By Sheila Callaghan; Directed by Kip Fagan


(L-R): Alex Anfanger as Randy, Polly Lee as Melanie, Danny Mastrogiorgio as FBI Man, Greg McFadden as William and Rebecca Henderson as Trevor. Photo by Carl Skutsch.

BOTTOM LINE: Completely cutting edge. Maybe too much so.

Sheila Callaghan and Kip Fagan are on the same page. Each moment in Roadkill Confidential is exquisitely crafted, stunning in both its heady intellectual content and its vivid, vibrant theatrical construction. Rarely have I seen a writer and director (and design team and cast) working in such tight accord. The upside of that seamless integration of elements is that there is little this group can't do onstage.

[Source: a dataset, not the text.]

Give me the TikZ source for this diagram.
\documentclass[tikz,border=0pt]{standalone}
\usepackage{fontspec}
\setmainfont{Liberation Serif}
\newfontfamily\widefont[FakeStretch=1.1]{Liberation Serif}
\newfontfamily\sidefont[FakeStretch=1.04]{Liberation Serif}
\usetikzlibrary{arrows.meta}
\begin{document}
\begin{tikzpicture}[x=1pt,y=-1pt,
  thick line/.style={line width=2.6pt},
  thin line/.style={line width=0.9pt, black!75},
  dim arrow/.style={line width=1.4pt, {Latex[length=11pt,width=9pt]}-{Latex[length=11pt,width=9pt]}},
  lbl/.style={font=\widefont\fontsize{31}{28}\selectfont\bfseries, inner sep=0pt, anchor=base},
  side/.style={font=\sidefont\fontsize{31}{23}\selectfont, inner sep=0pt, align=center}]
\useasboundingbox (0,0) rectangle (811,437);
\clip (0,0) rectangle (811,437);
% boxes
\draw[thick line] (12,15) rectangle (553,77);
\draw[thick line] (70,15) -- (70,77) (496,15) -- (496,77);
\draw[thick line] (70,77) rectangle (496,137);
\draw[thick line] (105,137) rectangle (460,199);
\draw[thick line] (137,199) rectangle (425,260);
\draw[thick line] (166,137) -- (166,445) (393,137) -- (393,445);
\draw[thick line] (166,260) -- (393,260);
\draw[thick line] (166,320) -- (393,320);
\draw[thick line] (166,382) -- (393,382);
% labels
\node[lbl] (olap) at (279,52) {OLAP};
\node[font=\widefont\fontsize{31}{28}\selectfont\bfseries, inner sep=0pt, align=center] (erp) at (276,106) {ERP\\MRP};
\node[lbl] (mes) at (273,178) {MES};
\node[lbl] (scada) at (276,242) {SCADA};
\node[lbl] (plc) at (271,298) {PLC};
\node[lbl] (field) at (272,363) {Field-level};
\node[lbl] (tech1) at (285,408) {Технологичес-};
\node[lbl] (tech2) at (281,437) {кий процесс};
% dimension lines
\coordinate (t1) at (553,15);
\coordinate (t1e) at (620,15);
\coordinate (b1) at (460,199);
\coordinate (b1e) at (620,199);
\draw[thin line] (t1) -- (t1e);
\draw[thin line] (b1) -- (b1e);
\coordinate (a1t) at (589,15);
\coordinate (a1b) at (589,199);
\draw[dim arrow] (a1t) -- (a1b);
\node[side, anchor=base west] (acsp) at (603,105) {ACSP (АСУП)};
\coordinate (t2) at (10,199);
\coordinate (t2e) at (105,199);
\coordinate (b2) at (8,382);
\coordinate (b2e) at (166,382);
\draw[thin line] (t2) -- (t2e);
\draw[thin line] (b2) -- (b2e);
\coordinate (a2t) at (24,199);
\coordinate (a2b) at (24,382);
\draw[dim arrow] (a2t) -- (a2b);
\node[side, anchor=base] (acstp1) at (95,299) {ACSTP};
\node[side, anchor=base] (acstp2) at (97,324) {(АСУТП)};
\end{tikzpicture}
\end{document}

So I am left wondering a bit why they would choose to do this.

Callaghan's play follows Trevor Pratt, a visual artist infamous for a photo essay detailing the gruesome auto accident that took the life of her art school professor's wife. He was also her lover, and gave Trevor the photos to exhibit in front of his six year old son. We are told that this creepy back story is part of the art, as was the incessant reporting and media coverage that resulted. The idea is that Trevor (and in a certain way Callaghan) are pointing an angry finger at a culture obsessed with making entertainment out of death.

Tabloid stardom has unmoored everyone in the Pratt household - from the brilliant Trevor (who is desperately seeking to top her first piece), to her willingly sycophantic husband (an academic whose career is based on her work), to - most chillingly - the now 14 year old son (maniacally focused on being famous, again).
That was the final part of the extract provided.